▸ **Entries provided**
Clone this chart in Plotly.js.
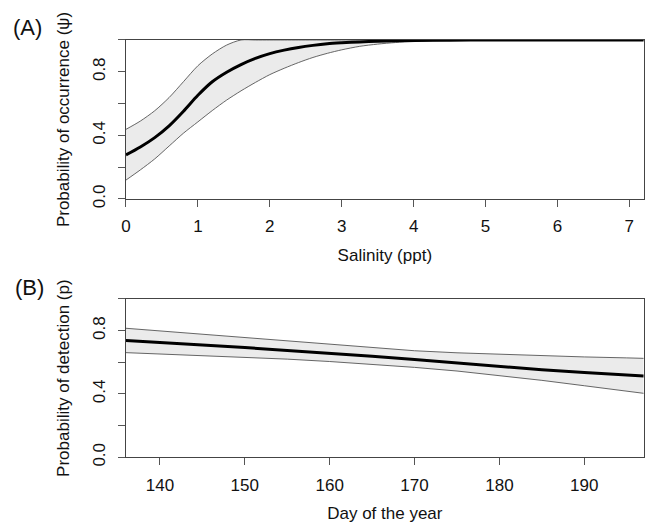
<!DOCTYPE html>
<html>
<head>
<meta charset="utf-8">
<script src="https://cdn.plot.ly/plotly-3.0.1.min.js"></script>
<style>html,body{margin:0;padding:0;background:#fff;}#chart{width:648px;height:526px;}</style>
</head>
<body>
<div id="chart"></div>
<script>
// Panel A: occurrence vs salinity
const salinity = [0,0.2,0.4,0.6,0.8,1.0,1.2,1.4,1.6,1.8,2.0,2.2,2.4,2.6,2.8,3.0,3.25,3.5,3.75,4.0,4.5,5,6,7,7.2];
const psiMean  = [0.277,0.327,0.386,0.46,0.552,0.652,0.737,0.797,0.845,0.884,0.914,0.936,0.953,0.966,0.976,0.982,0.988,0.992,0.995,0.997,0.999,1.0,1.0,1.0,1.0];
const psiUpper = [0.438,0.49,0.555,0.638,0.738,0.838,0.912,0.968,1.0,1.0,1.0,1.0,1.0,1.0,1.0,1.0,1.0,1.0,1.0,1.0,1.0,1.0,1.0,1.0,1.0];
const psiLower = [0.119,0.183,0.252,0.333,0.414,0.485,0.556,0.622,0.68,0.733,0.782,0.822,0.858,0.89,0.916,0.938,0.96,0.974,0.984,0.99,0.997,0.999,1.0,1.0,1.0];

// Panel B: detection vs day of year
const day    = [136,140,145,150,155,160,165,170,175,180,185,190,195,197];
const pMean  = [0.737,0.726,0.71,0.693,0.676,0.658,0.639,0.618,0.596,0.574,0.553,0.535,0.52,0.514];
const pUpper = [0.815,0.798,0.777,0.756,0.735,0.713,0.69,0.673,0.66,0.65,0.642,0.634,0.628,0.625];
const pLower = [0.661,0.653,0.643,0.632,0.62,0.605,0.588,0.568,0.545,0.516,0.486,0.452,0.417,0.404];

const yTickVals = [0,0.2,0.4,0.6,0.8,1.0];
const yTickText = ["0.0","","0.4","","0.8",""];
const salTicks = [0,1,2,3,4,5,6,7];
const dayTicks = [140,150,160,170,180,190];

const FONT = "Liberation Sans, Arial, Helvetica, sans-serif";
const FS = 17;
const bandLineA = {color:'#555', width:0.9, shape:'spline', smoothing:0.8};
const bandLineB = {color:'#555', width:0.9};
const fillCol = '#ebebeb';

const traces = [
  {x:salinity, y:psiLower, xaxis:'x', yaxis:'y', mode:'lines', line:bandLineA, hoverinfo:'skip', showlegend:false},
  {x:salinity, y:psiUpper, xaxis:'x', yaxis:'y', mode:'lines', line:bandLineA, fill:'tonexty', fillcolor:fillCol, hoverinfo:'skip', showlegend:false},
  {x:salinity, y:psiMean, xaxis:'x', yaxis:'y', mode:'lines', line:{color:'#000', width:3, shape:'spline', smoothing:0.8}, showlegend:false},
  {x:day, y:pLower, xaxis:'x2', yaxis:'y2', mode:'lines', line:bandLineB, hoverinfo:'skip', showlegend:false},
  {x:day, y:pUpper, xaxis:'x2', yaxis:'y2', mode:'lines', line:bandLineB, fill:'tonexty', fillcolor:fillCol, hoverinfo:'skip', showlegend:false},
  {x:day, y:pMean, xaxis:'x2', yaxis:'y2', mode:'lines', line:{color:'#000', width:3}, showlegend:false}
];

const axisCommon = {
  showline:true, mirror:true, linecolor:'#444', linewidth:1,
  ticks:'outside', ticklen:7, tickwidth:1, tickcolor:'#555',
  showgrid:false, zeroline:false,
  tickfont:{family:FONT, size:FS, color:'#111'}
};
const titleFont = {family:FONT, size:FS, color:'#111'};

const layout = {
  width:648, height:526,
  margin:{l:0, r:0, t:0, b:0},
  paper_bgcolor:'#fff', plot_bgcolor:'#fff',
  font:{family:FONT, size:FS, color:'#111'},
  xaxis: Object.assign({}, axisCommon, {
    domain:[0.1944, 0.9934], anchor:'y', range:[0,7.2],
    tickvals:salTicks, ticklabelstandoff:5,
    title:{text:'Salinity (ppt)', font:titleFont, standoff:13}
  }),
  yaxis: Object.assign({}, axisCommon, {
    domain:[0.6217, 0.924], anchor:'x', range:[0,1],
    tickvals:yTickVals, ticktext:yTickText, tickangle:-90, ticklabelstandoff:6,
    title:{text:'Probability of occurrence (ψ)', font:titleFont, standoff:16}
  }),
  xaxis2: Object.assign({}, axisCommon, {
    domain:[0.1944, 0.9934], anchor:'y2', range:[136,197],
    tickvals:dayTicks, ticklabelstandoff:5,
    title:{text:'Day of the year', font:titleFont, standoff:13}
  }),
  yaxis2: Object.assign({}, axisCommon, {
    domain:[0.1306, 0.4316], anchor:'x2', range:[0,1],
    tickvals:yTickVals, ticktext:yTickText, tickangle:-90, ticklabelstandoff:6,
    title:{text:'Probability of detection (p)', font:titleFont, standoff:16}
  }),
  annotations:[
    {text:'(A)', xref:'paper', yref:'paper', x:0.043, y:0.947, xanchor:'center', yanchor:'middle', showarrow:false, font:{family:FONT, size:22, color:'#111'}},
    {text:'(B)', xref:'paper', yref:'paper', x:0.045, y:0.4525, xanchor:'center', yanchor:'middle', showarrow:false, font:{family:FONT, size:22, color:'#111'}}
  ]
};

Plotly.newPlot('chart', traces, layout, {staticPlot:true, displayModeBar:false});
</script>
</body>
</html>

* * *

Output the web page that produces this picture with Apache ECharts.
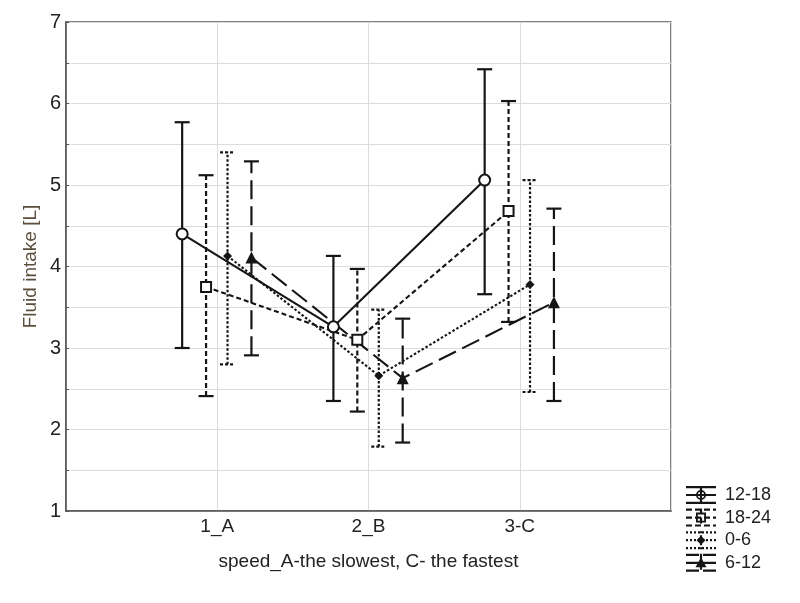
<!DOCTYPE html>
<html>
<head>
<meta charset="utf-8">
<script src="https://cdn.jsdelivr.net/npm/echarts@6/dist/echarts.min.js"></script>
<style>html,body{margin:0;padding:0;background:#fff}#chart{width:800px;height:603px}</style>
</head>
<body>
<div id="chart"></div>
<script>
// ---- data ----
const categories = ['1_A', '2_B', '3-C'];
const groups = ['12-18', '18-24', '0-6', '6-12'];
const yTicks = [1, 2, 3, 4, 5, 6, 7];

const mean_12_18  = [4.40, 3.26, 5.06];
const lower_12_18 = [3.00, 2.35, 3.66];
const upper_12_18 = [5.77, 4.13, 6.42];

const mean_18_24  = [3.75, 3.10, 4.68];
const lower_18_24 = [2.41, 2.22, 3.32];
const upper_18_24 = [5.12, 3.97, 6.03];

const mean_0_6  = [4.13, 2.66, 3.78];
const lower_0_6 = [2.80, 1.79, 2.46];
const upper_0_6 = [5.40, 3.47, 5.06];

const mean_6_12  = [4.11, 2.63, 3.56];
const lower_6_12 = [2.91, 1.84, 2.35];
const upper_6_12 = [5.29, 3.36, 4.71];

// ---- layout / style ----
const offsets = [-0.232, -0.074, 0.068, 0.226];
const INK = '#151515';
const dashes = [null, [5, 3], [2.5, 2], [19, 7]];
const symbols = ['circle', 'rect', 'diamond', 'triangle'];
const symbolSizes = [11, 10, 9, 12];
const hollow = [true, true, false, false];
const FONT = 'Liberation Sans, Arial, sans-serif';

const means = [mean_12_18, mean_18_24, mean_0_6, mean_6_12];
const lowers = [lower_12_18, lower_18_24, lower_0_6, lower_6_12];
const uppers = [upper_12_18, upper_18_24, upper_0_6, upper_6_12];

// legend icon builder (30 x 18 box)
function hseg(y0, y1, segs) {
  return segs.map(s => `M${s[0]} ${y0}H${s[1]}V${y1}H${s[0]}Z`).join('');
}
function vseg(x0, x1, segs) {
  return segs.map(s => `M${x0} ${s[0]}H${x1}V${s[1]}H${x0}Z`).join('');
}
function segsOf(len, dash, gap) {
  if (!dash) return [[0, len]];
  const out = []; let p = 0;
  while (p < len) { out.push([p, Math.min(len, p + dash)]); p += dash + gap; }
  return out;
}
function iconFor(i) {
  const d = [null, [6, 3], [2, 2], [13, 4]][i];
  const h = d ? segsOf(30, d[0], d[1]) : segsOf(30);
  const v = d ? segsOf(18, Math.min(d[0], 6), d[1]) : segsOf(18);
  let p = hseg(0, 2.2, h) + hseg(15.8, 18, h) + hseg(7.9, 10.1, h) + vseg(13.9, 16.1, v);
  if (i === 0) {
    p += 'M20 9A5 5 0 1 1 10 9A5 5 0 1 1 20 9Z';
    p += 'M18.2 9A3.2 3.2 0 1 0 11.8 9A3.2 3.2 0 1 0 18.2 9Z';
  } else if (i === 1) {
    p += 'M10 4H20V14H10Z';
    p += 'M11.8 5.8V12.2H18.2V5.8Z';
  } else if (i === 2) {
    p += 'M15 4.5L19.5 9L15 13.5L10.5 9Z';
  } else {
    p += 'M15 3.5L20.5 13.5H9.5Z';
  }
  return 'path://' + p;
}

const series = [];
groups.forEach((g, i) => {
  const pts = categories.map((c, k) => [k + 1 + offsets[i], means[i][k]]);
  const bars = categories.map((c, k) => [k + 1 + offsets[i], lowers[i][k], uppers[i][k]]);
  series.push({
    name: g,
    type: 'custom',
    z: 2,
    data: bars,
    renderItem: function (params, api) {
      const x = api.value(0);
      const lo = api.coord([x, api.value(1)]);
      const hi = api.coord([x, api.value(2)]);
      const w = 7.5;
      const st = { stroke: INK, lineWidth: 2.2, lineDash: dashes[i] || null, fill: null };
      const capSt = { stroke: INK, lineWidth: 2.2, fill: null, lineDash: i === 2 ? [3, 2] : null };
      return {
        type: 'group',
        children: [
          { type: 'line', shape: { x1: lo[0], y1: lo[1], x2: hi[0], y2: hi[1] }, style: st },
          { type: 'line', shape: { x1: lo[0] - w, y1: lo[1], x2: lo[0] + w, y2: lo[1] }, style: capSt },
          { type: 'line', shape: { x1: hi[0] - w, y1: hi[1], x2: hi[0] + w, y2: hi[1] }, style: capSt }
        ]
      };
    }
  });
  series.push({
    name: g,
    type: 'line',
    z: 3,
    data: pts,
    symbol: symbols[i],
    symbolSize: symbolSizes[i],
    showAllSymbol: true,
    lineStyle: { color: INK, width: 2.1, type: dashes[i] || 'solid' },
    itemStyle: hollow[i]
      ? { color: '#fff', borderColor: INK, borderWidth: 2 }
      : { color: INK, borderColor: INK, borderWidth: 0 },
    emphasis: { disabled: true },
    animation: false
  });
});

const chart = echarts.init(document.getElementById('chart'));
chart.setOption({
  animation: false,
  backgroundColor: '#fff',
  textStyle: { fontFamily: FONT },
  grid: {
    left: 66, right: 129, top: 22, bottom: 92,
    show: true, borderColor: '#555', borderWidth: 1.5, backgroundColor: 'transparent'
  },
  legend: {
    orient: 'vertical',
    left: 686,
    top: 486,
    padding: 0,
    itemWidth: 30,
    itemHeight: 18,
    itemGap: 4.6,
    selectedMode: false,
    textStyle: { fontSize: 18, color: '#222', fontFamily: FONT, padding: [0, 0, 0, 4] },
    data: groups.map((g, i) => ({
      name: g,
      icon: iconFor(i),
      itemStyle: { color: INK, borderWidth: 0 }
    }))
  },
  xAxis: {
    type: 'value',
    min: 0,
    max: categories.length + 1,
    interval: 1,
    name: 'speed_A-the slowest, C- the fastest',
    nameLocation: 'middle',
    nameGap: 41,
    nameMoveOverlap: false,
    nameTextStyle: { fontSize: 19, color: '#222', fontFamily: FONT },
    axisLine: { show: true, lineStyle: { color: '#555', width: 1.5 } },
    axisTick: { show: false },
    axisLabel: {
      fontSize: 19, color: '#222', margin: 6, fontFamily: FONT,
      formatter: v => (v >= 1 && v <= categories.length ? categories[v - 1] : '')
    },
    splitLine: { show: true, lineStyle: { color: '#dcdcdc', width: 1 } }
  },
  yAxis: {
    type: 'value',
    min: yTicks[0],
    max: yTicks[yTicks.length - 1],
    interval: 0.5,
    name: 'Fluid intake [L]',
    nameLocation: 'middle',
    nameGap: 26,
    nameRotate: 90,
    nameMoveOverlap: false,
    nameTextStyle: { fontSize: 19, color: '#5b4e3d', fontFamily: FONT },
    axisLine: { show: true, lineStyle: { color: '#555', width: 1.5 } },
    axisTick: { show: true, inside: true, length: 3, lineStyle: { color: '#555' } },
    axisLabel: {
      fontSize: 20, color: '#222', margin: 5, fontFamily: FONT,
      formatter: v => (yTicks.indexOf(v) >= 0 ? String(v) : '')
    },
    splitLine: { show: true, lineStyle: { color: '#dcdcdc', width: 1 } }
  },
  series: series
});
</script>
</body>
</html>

▸ **Direction**
Reproduce the data above exactly, but only from the line containing "Output the web" through the line containing "const upper_18_24 = [5.12, 3.97, 6.03];"; skip the pictures.

▸ **Output of the exercise**
Output the web page that produces this picture with Apache ECharts.
<!DOCTYPE html>
<html>
<head>
<meta charset="utf-8">
<script src="https://cdn.jsdelivr.net/npm/echarts@6/dist/echarts.min.js"></script>
<style>html,body{margin:0;padding:0;background:#fff}#chart{width:800px;height:603px}</style>
</head>
<body>
<div id="chart"></div>
<script>
// ---- data ----
const categories = ['1_A', '2_B', '3-C'];
const groups = ['12-18', '18-24', '0-6', '6-12'];
const yTicks = [1, 2, 3, 4, 5, 6, 7];

const mean_12_18  = [4.40, 3.26, 5.06];
const lower_12_18 = [3.00, 2.35, 3.66];
const upper_12_18 = [5.77, 4.13, 6.42];

const mean_18_24  = [3.75, 3.10, 4.68];
const lower_18_24 = [2.41, 2.22, 3.32];
const upper_18_24 = [5.12, 3.97, 6.03];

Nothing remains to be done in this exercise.